O’Flaherty doesn’t have an extended history against either of those boppers. Fielder, now with Texas, is 1 for 7 with a home run and a strikeout against him. Cano, Seattle’s marquee addition, is 1 for 4.
The question is how soon Melvin will be summoning O’Flaherty. The lefty is eight months removed from reconstructive elbow surgery, and the general timetable is 12-18 months recovery time for pitchers.
Forst said O’Flaherty received a thorough examination before the signing and that the A’s are pleased with his progress.
A National League scout who has watched O’Flaherty extensively described him as an aggressive pitcher who pitches to contact and is effective throwing on back-to-back days.
“I always thought of him as a strong, durable guy,” the scout said. “I’d think he would bounce back from (surgery) fairly well.”
Until O’Flaherty is healthy, Forst identified Abad and recently acquired Drew Pomeranz as potential lefty relief options in front of Doolittle. But Pomeranz is also a starting candidate.

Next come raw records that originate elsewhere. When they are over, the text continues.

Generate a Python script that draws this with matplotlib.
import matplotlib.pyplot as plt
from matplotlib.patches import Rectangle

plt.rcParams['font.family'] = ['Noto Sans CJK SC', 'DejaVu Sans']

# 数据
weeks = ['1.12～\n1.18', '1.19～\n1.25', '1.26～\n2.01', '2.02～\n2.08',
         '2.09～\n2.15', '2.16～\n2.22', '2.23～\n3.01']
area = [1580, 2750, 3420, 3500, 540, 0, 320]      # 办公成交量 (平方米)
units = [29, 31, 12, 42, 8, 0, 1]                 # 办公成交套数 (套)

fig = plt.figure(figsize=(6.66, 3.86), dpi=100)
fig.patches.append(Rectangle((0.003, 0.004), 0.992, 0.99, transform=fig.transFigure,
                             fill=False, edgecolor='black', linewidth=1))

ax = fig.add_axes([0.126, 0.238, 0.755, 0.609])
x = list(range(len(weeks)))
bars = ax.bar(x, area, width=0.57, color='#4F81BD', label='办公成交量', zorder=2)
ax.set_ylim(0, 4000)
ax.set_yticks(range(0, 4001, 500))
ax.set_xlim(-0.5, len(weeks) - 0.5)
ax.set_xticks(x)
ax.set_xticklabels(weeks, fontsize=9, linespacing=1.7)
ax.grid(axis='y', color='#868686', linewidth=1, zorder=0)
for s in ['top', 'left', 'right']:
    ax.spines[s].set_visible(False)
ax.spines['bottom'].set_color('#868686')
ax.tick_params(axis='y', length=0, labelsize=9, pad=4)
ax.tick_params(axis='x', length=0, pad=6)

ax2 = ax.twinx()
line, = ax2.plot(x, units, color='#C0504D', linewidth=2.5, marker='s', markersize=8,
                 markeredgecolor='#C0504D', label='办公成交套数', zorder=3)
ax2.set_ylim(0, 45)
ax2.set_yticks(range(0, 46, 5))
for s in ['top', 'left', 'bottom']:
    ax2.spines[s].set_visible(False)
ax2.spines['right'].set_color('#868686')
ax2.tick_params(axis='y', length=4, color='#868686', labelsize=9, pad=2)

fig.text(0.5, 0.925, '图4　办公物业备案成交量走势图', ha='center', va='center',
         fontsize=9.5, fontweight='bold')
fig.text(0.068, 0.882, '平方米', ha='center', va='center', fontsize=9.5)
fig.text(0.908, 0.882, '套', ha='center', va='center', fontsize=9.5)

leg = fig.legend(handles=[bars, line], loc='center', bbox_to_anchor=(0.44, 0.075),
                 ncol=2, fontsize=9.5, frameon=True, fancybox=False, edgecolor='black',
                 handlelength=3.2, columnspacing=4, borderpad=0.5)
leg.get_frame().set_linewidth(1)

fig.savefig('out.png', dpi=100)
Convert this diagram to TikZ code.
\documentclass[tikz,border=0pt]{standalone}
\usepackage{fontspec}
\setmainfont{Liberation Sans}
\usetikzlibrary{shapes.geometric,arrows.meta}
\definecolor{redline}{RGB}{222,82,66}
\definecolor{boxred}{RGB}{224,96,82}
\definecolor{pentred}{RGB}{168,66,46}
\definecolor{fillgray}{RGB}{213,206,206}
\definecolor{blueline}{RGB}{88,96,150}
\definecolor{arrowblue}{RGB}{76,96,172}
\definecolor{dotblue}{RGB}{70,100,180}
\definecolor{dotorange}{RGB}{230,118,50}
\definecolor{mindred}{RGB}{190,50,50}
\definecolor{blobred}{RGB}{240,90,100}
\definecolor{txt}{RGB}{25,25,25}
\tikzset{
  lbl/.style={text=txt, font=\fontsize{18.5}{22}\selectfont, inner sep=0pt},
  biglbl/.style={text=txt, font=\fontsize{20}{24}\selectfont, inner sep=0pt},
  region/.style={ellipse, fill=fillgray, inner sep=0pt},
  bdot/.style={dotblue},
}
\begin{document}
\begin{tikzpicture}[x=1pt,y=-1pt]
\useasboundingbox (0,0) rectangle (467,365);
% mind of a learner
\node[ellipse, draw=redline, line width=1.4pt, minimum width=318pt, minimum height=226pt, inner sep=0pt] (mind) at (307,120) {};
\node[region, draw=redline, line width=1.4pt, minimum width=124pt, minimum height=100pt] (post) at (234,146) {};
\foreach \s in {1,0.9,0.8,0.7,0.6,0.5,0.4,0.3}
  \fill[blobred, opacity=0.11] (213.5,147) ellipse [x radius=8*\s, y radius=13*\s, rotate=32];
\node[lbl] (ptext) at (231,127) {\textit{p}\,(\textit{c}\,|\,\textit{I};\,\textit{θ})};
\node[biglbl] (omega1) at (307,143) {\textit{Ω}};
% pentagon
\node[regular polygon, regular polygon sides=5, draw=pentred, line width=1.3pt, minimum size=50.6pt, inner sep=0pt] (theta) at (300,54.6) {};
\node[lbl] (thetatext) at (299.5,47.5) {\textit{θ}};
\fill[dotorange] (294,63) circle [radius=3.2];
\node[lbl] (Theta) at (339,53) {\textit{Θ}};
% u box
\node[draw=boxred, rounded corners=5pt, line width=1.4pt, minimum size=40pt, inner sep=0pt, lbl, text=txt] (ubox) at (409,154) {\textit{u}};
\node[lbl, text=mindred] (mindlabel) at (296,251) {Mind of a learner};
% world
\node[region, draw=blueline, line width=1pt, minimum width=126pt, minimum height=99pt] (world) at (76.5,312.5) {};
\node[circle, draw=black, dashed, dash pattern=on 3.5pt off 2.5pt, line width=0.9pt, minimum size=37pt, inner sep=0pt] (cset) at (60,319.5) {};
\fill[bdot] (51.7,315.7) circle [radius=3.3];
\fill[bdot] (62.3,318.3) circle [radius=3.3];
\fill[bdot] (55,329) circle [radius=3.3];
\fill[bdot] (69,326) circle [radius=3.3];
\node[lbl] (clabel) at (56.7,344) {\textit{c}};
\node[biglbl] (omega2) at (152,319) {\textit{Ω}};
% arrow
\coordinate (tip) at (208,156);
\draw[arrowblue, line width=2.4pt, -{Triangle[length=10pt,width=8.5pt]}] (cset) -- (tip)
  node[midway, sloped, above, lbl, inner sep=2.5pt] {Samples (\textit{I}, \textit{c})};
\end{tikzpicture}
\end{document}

The A’s have had a busy offseason, though most of their moves have been to upgrade their pitching staff and add versatile role players such as outfielder Craig Gentry and infielder Nick Punto. There’s no indication of an effort to add an impact hitter, though Forst said the team is “open” to more moves. Oakland’s aggressiveness has been in line with the rest of the A.L. West.
The Rangers, who appear the biggest challengers to the two-time defending division champion A’s, added Fielder and Shin-Soo Choo. Seattle broke the bank to sign Cano.
“I don’t think we can or should try to keep up with other teams in our division,” Forst said. “Obviously, there’s a lot of money being spent. There’s a long way to go between now and September, but we’re very happy with the club we’ve put together.”
Outfielder Corey Brown was designated for assignment to make room on the 40-man roster for O'Flaherty.